In the 2000s, the Mandingo community in Minnesota realized that there was a need to organize as a way of representing the beautiful culture and heritage of their forefathers. This propelled President Dorley into community service as a point man for the newly organized community.
Instantly, he became a person of enormous value, and his words meant a lot, no matter how loud it sounded or spoken. He gained the trust of the community, more people saw Dorley as a viable and de facto leader even when he was not at the top. When new immigrants started moving into Minnesota, Dorley felt that every new arrival deserves a community welcome. He organized trips to the airport to welcome numerous new arrivals, including wives, husbands, children and at times an entire group of families.
In President Dorley’s past is his consistent presence at nearly hundred percent of graduations, baby naming ceremonies, marriages, sacrifices and bereavements without electing which one to attend. Though we all hold tight to our jobs and will do nothing to put it in jeopardy, Dorley, on many occasions put his job on the line for the sake of the community.

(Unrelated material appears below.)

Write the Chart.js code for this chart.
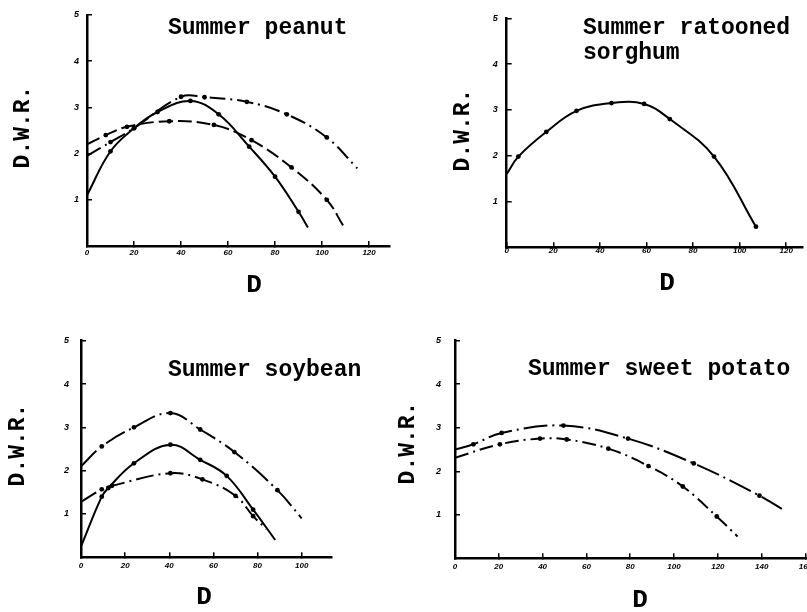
<!DOCTYPE html>
<html>
<head>
<meta charset="utf-8">
<script src="https://cdn.jsdelivr.net/npm/chart.js@4"></script>
<style>
  body { margin: 0; background: #fff; }
  #wrap { position: relative; width: 807px; height: 612px; overflow: hidden; background: #fff; }
  canvas { position: absolute; }
</style>
</head>
<body>
<div id="wrap">
  <canvas id="peanut" width="400" height="310" style="left:0;top:0"></canvas>
  <canvas id="sorghum" width="407" height="310" style="left:400px;top:0"></canvas>
  <canvas id="soybean" width="400" height="302" style="left:0;top:310px"></canvas>
  <canvas id="potato" width="417" height="302" style="left:390px;top:310px"></canvas>
</div>
<script>
// tick labels
const yTicks = [1, 2, 3, 4, 5];
const xTicks120 = [0, 20, 40, 60, 80, 100, 120];
const xTicks100 = [0, 20, 40, 60, 80, 100];
const xTicks160 = [0, 20, 40, 60, 80, 100, 120, 140, 160];

// Summer peanut (D, D.W.R.)
const peanut1D = [0, 10, 20, 30, 44, 56, 69, 80, 90, 94];
const peanut1R = [1.1, 2.05, 2.55, 2.9, 3.14, 2.85, 2.15, 1.5, 0.74, 0.4];
const peanut2D = [0, 8, 17, 35, 54, 70, 87, 102, 109];
const peanut2R = [2.2, 2.4, 2.58, 2.7, 2.62, 2.29, 1.7, 1.0, 0.44];
const peanut3D = [0, 10, 20, 40, 50, 68, 85, 102, 115];
const peanut3R = [1.95, 2.25, 2.55, 3.23, 3.22, 3.12, 2.85, 2.35, 1.68];

// Summer ratooned sorghum
const sorghumD = [0, 5, 17, 30, 45, 59, 70, 89, 107];
const sorghumR = [1.6, 1.98, 2.52, 2.98, 3.15, 3.13, 2.8, 1.98, 0.45];

// Summer soybean
const soy1D = [0, 9.4, 24, 40.5, 54, 69.5, 89, 100];
const soy1R = [2.1, 2.56, 3.0, 3.33, 2.95, 2.43, 1.55, 0.9];
const soy2D = [0, 9.4, 12.4, 24, 40.5, 54, 66, 78, 88];
const soy2R = [0.25, 1.4, 1.6, 2.17, 2.6, 2.25, 1.88, 1.1, 0.4];
const soy3D = [0, 9.4, 14, 40.5, 55, 70, 78, 84];
const soy3R = [1.28, 1.57, 1.65, 1.94, 1.8, 1.42, 0.95, 0.65];

// Summer sweet potato
const potato1D = [0, 8.4, 21.3, 49.5, 79, 109, 139, 151];
const potato1R = [2.5, 2.62, 2.88, 3.05, 2.75, 2.18, 1.44, 1.08];
const potato2D = [0, 20.5, 38.8, 51, 70, 88.3, 104, 119.5, 129];
const potato2R = [2.31, 2.62, 2.75, 2.73, 2.52, 2.12, 1.65, 0.96, 0.5];

const pts = (xs, ys) => xs.map((v, i) => ({ x: v, y: ys[i] }));

const textPlugin = {
  id: 'panelText',
  afterDraw(chart, args, opts) {
    const ctx = chart.ctx;
    (opts.items || []).forEach(t => {
      ctx.save();
      ctx.font = t.font;
      ctx.fillStyle = '#000';
      ctx.textAlign = t.align || 'center';
      ctx.textBaseline = 'middle';
      ctx.translate(t.x, t.y);
      if (t.rot) ctx.rotate(t.rot);
      ctx.fillText(t.text, 0, 0);
      ctx.restore();
    });
  }
};

const titleFont = 'bold 23px "Liberation Mono", "Courier New", monospace';
const yTitleFont = 'bold 23px "Liberation Mono", "Courier New", monospace';
const xTitleFont = 'bold 26px "Liberation Mono", "Courier New", monospace';

function line(xs, ys, dash, endMark) {
  return {
    data: pts(xs, ys),
    borderColor: '#000',
    backgroundColor: '#000',
    borderWidth: 2,
    borderDash: dash,
    tension: 0.4,
    fill: false,
    pointRadius: c => {
      if (c.dataIndex === 0) return 0;
      if (c.dataIndex === c.dataset.data.length - 1 && !endMark) return 0;
      return 2.4;
    },
    pointBorderWidth: 0
  };
}

// box: chart area inside the canvas
function makeChart(id, box, xMax, xTicks, datasets, texts, pad) {
  const cv = document.getElementById(id);
  const W = cv.width, H = cv.height;
  return new Chart(cv, {
    type: 'line',
    data: { datasets: datasets },
    plugins: [textPlugin],
    options: {
      responsive: false,
      animation: false,
      layout: { padding: { left: 0, top: box.top, right: W - box.right, bottom: 0 } },
      plugins: {
        legend: { display: false },
        tooltip: { enabled: false },
        panelText: { items: texts }
      },
      scales: {
        x: {
          type: 'linear',
          min: 0,
          max: xMax,
          afterBuildTicks: s => { s.ticks = xTicks.map(v => ({ value: v })); },
          afterFit: s => { s.height = H - box.bottom; s.paddingLeft = 0; s.paddingRight = 0; },
          border: { display: true, color: '#000', width: 2.5 },
          grid: { drawOnChartArea: false, drawTicks: true, tickLength: -5, color: '#000', lineWidth: 1.5 },
          ticks: {
            color: '#000',
            padding: pad.x,
            maxRotation: 0,
            autoSkip: false,
            font: { family: '"Liberation Sans", Arial, sans-serif', size: 8, style: 'italic', weight: 'bold' }
          }
        },
        y: {
          min: 0,
          max: 5,
          afterBuildTicks: s => { s.ticks = yTicks.map(v => ({ value: v })); },
          afterFit: s => { s.width = box.left; s.paddingTop = 0; s.paddingBottom = 0; },
          border: { display: true, color: '#000', width: 2.5 },
          grid: { drawOnChartArea: false, drawTicks: true, tickLength: -5, color: '#000', lineWidth: 1.5 },
          ticks: {
            color: '#000',
            padding: pad.y,
            font: { family: '"Liberation Sans", Arial, sans-serif', size: 9, style: 'italic', weight: 'bold' }
          }
        }
      }
    }
  });
}

makeChart('peanut', { left: 87, top: 15, right: 390, bottom: 246 }, 128.9, xTicks120, [
  line(peanut1D, peanut1R, []),
  line(peanut2D, peanut2R, [14, 5]),
  line(peanut3D, peanut3R, [16, 5, 2, 5])
], [
  { text: 'Summer peanut', x: 168, y: 28, font: titleFont, align: 'left' },
  { text: 'D.W.R.', x: 23, y: 127, font: yTitleFont, rot: -Math.PI / 2 },
  { text: 'D', x: 254, y: 285, font: xTitleFont }
], { x: 7, y: 13 });

makeChart('sorghum', { left: 106.7, top: 18.3, right: 407, bottom: 247.3 }, 127.2, xTicks120, [
  line(sorghumD, sorghumR, [], true)
], [
  { text: 'Summer ratooned', x: 183, y: 28, font: titleFont, align: 'left' },
  { text: 'sorghum', x: 183, y: 53, font: titleFont, align: 'left' },
  { text: 'D.W.R.', x: 63, y: 130, font: yTitleFont, rot: -Math.PI / 2 },
  { text: 'D', x: 267, y: 283, font: xTitleFont }
], { x: 4, y: 14 });

makeChart('soybean', { left: 81, top: 30.7, right: 331.7, bottom: 247.3 }, 113.6, xTicks100, [
  line(soy1D, soy1R, [22, 5, 2, 5]),
  line(soy2D, soy2R, []),
  line(soy3D, soy3R, [18, 5, 2, 5])
], [
  { text: 'Summer soybean', x: 168, y: 60, font: titleFont, align: 'left' },
  { text: 'D.W.R.', x: 18, y: 135, font: yTitleFont, rot: -Math.PI / 2 },
  { text: 'D', x: 204, y: 287, font: xTitleFont }
], { x: 9, y: 17 });

makeChart('potato', { left: 65, top: 30.7, right: 417, bottom: 248.3 }, 160.7, xTicks160, [
  line(potato1D, potato1R, [24, 5, 2, 5]),
  line(potato2D, potato2R, [14, 5, 2, 5])
], [
  { text: 'Summer sweet potato', x: 138, y: 59, font: titleFont, align: 'left' },
  { text: 'D.W.R.', x: 18, y: 133, font: yTitleFont, rot: -Math.PI / 2 },
  { text: 'D', x: 250, y: 290, font: xTitleFont }
], { x: 9, y: 19 });
</script>
</body>
</html>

Perhaps, the pivotal moment that tested Dorley’s leadership ability was being charged with the responsibility of conducting an election in which his friend, a sitting president and someone he respects highly were all contestants.
Many doubted that he would pull it off effectively because of the above factor and his experience. By historical comparison, Dorley’s conduct of that election remains to be the most authentic and honest election in the Federation’s history. He was fair and resisted all attempts to interfere with or dictate the outcome of the election; even threatening to resign than compromise his independence and reputation.
Recently, Dorley has been at the forefront advocating for those issues that will protect the validity and integrity of FELMAUSA. In the process, he positioned himself as a leader who influences others to follow his line of argument regardless of age, education or gender. At the end, Dorley is now an even improved and better leader today than anytime during his presidency. Besides crediting these personal initiatives and appreciation from both Dorley and the community for his wise leadership prowess, there is a unique aspect of this young man that deserves attention, and that is his attitude.
Though Dorley is not being placed here as a Saint, but a human being capable of erring, he nonetheless has a character and attitude that fall within Charles Swindle’s description of attitude; that attitude supersedes the facts, our past, our education, the amount of money we have, our successes and failures, it can break or make anything possible.
He writes, “We cannot change the inevitable…but…play on the one string we have…our attitude.” This is the perception that directs President Dorley’s day to day interaction with his people and community. He knows very well that the attitude of each of us is just as important in building a viable community as our ability. He may not have a trophy to show for his advocacy, or a plaque for everything that is good about this community because of the roles he played, but the debates he led will forever change the direction of our community for many years to come. To that, I say to President Mohamed Enzah Dorley, you are a leader to admire.